Two Cases the Supreme Court Should Overrule

The Roberts Court has been rightly criticized for being too quick to overrule existing precedent. But in one area in which correction is truly needed, it has been oddly slow to do so: the Sixth Amendment’s jury trial right.  For the second time in less than a month, the Court has declined to consider a fundamental question of Sixth Amendment rights, thereby letting stand two old precedents that are inconsistent, in both reasoning and result, with the Court’s more recent Sixth Amendment decisions.   

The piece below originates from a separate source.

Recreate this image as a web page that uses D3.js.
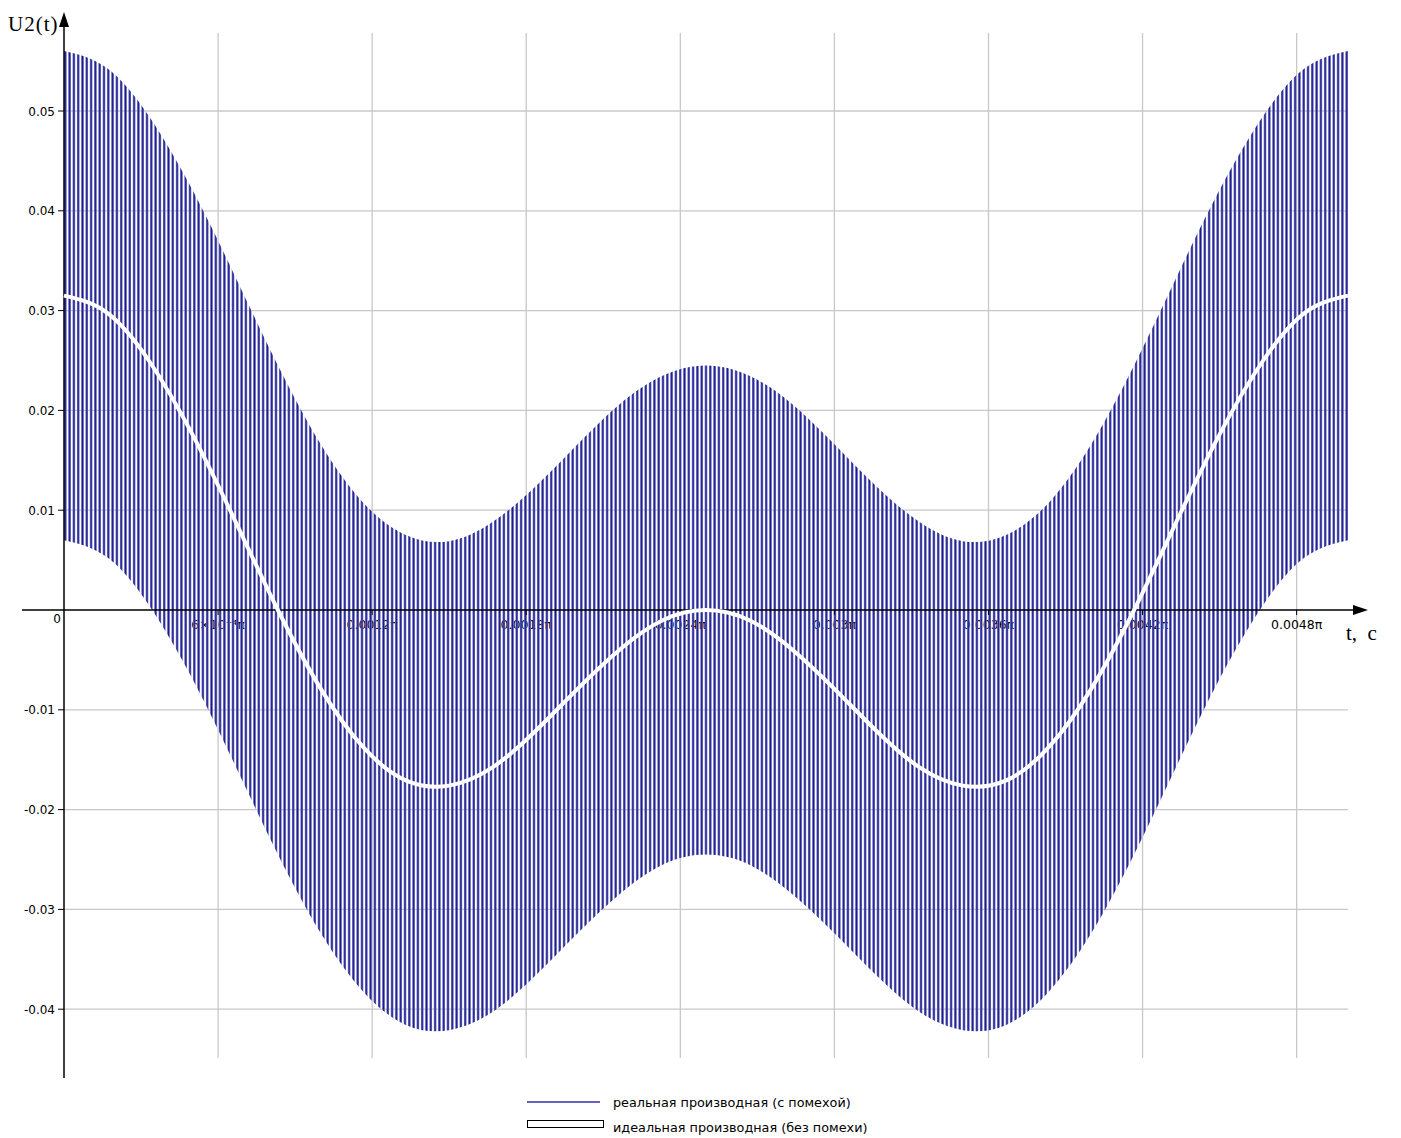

Earlier this week, the Court denied review in Irving v. Florida, a case presenting the question whether juries composed of fewer than twelve members violate the Sixth Amendment.  A few weeks ago, the Court denied review in Jackson v. Louisiana, a case presenting the question whether non-unanimous jury verdicts violate the Sixth Amendment as it applies to the states.  In both instances, the Court was asked to hear the cases and overrule 40-year-old precedents that narrowly construed the scope of the jury right.  The Court’s decision to deny review in these cases is particularly distressing given the consequence: Americans continue to be denied the full protections of the constitutional right to a jury trial—a right of crucial importance to the Founders.  The denial of review is also surprising given that, in the years since those 40-year-old precedents were decided, the Court has repeatedly repudiated both their rationales and their outcomes.

In 1970, in Williams v. Florida, the Supreme Court held that the Sixth Amendment does not require twelve-member juries.  The Court acknowledged that “sometime in the 14th century the size of the jury at common law came to be fixed generally at 12,” but it rejected the relevance of that history.  According to the Court, “the relevant constitutional history casts considerable doubt on the easy assumption in our past decisions that if a given feature existed in a jury at common law in 1789, then it was necessarily preserved in the Constitution.”  In 1972, in Apodaca v. Oregon, the Court held that the Sixth Amendment does not require unanimous jury verdicts in state court.  A plurality of the Court took the same dismissive approach to the Constitution’s history, concluding that the meaning of the Sixth Amendment should turn not on practices as they existed at common law, but rather on “the function served by the jury in contemporary society.”  (Oddly enough, five justices on the Apodaca Court thought that history was relevant to determining whether the Sixth Amendment requires jury unanimity, but those five votes weren’t enough to carry the day.  For an explanation of why, see here.) 

These decisions were wrong in rejecting the relevance of the Constitution’s history in determining its meaning.  The modern Court itself has said so, and it has said so repeatedly.  In 2000, in Apprendi v. New Jersey, the Court recognized that “the historical foundation for our recognition of [the rights in the Sixth Amendment] extends down centuries into the common law,” and it is thus appropriate to look to the common law as it existed at the Framing to determine how the Sixth Amendment’s guarantee should apply in the context of sentencing.  Repeatedly since then, the Court has made the exact same point about the Sixth Amendment, explaining in Giles v. California (2008) that the Sixth Amendment “seeks fairness . . . through very specific means . . . that were the trial rights of Englishmen,” and in Blakely v. Washington (2004) that what matters is the “Framers’ paradigm for criminal justice.”  Yet despite recognizing the importance of history in interpreting the Sixth Amendment, the Court has decided to let two old decisions stand that explicitly rejected the relevance of history.  That’s pretty bad.

And what makes the Court’s inaction especially appalling here is that the Court has already acknowledged what that history tells us:  the Sixth Amendment requires unanimity, and it requires twelve-member juries.  In Apprendi, in the course of deciding another issue, the Court noted that “trial by jury has been understood to require that ‘the truth of every accusation, . . . should afterwards be confirmed by the unanimous suffrage of twelve of [the defendant’s] equals and neighbours.’”  Four years later, in Blakely, it said the same thing.  And a year later, it said essentially the same thing in Booker v. United States.  Nonetheless, by denying review in Irving and Jackson, the Court has allowed constitutional violations that directly infringe upon individual liberty to continue.  The petitioner in Jackson, for example, is serving life in prison at hard labor, without possibility of parole, even though the prosecution could not convince all the members of his jury that he was guilty. 

The Court’s unwillingness to revisit these two Sixth Amendment decisions—Williams and Apodaca—when they are so at odds with the rest of its Sixth Amendment case law and the Constitution itself makes little sense, especially given that they involve a constitutional right that is, in the Court’s own words, of “surpassing importance.”  It’s clearly not because the Court is too busy with other matters: this year, the Court heard roughly 70 cases, when not that long ago, it used to hear twice that many.  Perhaps the Court is simply exhibiting an uncharacteristic hesitance about overruling its own precedents.  But if that’s what’s going on, it’s time for the Court to recognize that these are two cases it should overrule.